BEGIN RAW DATA

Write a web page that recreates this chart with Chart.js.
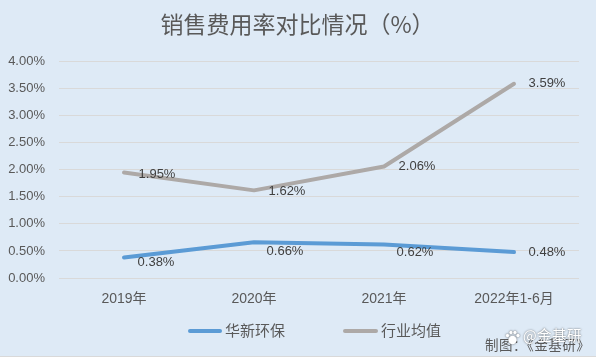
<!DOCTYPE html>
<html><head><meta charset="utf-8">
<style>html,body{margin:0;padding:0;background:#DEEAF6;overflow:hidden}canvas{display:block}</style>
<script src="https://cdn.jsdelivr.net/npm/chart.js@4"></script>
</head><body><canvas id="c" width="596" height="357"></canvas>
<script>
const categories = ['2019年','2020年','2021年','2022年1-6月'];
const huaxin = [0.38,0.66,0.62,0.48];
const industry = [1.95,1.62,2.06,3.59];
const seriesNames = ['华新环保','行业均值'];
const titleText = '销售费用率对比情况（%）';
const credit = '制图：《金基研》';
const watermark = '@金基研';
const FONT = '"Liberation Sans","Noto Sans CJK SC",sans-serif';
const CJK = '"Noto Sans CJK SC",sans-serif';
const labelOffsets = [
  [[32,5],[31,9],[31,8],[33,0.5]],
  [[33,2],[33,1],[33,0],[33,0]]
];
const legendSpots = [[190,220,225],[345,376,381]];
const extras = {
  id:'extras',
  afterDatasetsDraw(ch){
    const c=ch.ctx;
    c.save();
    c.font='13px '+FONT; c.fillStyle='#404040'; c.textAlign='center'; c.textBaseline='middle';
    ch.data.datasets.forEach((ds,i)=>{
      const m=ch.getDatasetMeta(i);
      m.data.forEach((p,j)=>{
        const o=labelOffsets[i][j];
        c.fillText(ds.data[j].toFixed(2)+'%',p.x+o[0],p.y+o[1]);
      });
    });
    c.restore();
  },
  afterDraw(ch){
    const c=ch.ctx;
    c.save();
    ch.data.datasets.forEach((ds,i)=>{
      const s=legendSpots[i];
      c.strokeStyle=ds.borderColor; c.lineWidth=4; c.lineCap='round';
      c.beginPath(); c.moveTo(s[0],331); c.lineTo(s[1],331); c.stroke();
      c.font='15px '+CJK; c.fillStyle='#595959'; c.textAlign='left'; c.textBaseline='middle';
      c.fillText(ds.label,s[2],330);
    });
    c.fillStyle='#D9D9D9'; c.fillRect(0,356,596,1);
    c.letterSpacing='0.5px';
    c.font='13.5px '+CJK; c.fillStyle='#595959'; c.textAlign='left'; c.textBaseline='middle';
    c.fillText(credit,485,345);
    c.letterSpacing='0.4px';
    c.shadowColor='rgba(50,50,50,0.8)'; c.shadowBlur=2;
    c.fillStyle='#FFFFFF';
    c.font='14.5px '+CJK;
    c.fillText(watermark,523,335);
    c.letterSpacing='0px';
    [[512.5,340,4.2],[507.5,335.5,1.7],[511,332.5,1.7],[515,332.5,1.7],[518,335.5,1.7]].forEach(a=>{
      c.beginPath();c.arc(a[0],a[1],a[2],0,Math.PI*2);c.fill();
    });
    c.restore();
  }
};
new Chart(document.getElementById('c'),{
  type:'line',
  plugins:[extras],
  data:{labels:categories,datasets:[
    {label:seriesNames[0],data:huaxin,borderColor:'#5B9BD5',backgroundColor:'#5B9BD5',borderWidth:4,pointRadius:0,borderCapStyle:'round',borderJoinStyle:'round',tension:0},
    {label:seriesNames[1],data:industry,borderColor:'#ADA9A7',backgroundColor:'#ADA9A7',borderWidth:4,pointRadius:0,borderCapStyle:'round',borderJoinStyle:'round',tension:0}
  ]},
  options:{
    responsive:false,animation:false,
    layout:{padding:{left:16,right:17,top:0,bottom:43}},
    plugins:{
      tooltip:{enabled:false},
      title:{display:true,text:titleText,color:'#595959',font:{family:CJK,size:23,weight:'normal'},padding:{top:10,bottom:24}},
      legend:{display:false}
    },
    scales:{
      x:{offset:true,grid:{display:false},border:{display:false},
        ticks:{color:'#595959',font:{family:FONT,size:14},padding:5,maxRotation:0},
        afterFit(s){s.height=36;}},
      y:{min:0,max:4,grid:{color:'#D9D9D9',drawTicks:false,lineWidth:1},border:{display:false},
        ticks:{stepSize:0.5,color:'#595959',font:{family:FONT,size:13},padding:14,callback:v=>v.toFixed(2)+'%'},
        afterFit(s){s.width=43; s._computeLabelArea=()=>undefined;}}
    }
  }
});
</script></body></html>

END RAW DATA

▸ **REQUIRED TASK**: Leave the images out and output the remaining material exactly as it stands.

▸ **EXERCISE OUTPUT**:
Write a web page that recreates this chart with Chart.js.
<!DOCTYPE html>
<html><head><meta charset="utf-8">
<style>html,body{margin:0;padding:0;background:#DEEAF6;overflow:hidden}canvas{display:block}</style>
<script src="https://cdn.jsdelivr.net/npm/chart.js@4"></script>
</head><body><canvas id="c" width="596" height="357"></canvas>
<script>
const categories = ['2019年','2020年','2021年','2022年1-6月'];
const huaxin = [0.38,0.66,0.62,0.48];
const industry = [1.95,1.62,2.06,3.59];
const seriesNames = ['华新环保','行业均值'];
const titleText = '销售费用率对比情况（%）';
const credit = '制图：《金基研》';
const watermark = '@金基研';
const FONT = '"Liberation Sans","Noto Sans CJK SC",sans-serif';
const CJK = '"Noto Sans CJK SC",sans-serif';
const labelOffsets = [
  [[32,5],[31,9],[31,8],[33,0.5]],
  [[33,2],[33,1],[33,0],[33,0]]
];
const legendSpots = [[190,220,225],[345,376,381]];
const extras = {
  id:'extras',
  afterDatasetsDraw(ch){
    const c=ch.ctx;
    c.save();
    c.font='13px '+FONT; c.fillStyle='#404040'; c.textAlign='center'; c.textBaseline='middle';
    ch.data.datasets.forEach((ds,i)=>{
      const m=ch.getDatasetMeta(i);
      m.data.forEach((p,j)=>{
        const o=labelOffsets[i][j];
        c.fillText(ds.data[j].toFixed(2)+'%',p.x+o[0],p.y+o[1]);
      });
    });
    c.restore();
  },
  afterDraw(ch){
    const c=ch.ctx;
    c.save();
    ch.data.datasets.forEach((ds,i)=>{
      const s=legendSpots[i];
      c.strokeStyle=ds.borderColor; c.lineWidth=4; c.lineCap='round';
      c.beginPath(); c.moveTo(s[0],331); c.lineTo(s[1],331); c.stroke();
      c.font='15px '+CJK; c.fillStyle='#595959'; c.textAlign='left'; c.textBaseline='middle';
      c.fillText(ds.label,s[2],330);
    });
    c.fillStyle='#D9D9D9'; c.fillRect(0,356,596,1);
    c.letterSpacing='0.5px';
    c.font='13.5px '+CJK; c.fillStyle='#595959'; c.textAlign='left'; c.textBaseline='middle';
    c.fillText(credit,485,345);
    c.letterSpacing='0.4px';
    c.shadowColor='rgba(50,50,50,0.8)'; c.shadowBlur=2;
    c.fillStyle='#FFFFFF';
    c.font='14.5px '+CJK;
    c.fillText(watermark,523,335);
    c.letterSpacing='0px';
    [[512.5,340,4.2],[507.5,335.5,1.7],[511,332.5,1.7],[515,332.5,1.7],[518,335.5,1.7]].forEach(a=>{
      c.beginPath();c.arc(a[0],a[1],a[2],0,Math.PI*2);c.fill();
    });
    c.restore();
  }
};
new Chart(document.getElementById('c'),{
  type:'line',
  plugins:[extras],
  data:{labels:categories,datasets:[
    {label:seriesNames[0],data:huaxin,borderColor:'#5B9BD5',backgroundColor:'#5B9BD5',borderWidth:4,pointRadius:0,borderCapStyle:'round',borderJoinStyle:'round',tension:0},
    {label:seriesNames[1],data:industry,borderColor:'#ADA9A7',backgroundColor:'#ADA9A7',borderWidth:4,pointRadius:0,borderCapStyle:'round',borderJoinStyle:'round',tension:0}
  ]},
  options:{
    responsive:false,animation:false,
    layout:{padding:{left:16,right:17,top:0,bottom:43}},
    plugins:{
      tooltip:{enabled:false},
      title:{display:true,text:titleText,color:'#595959',font:{family:CJK,size:23,weight:'normal'},padding:{top:10,bottom:24}},
      legend:{display:false}
    },
    scales:{
      x:{offset:true,grid:{display:false},border:{display:false},
        ticks:{color:'#595959',font:{family:FONT,size:14},padding:5,maxRotation:0},
        afterFit(s){s.height=36;}},
      y:{min:0,max:4,grid:{color:'#D9D9D9',drawTicks:false,lineWidth:1},border:{display:false},
        ticks:{stepSize:0.5,color:'#595959',font:{family:FONT,size:13},padding:14,callback:v=>v.toFixed(2)+'%'},
        afterFit(s){s.width=43; s._computeLabelArea=()=>undefined;}}
    }
  }
});
</script></body></html>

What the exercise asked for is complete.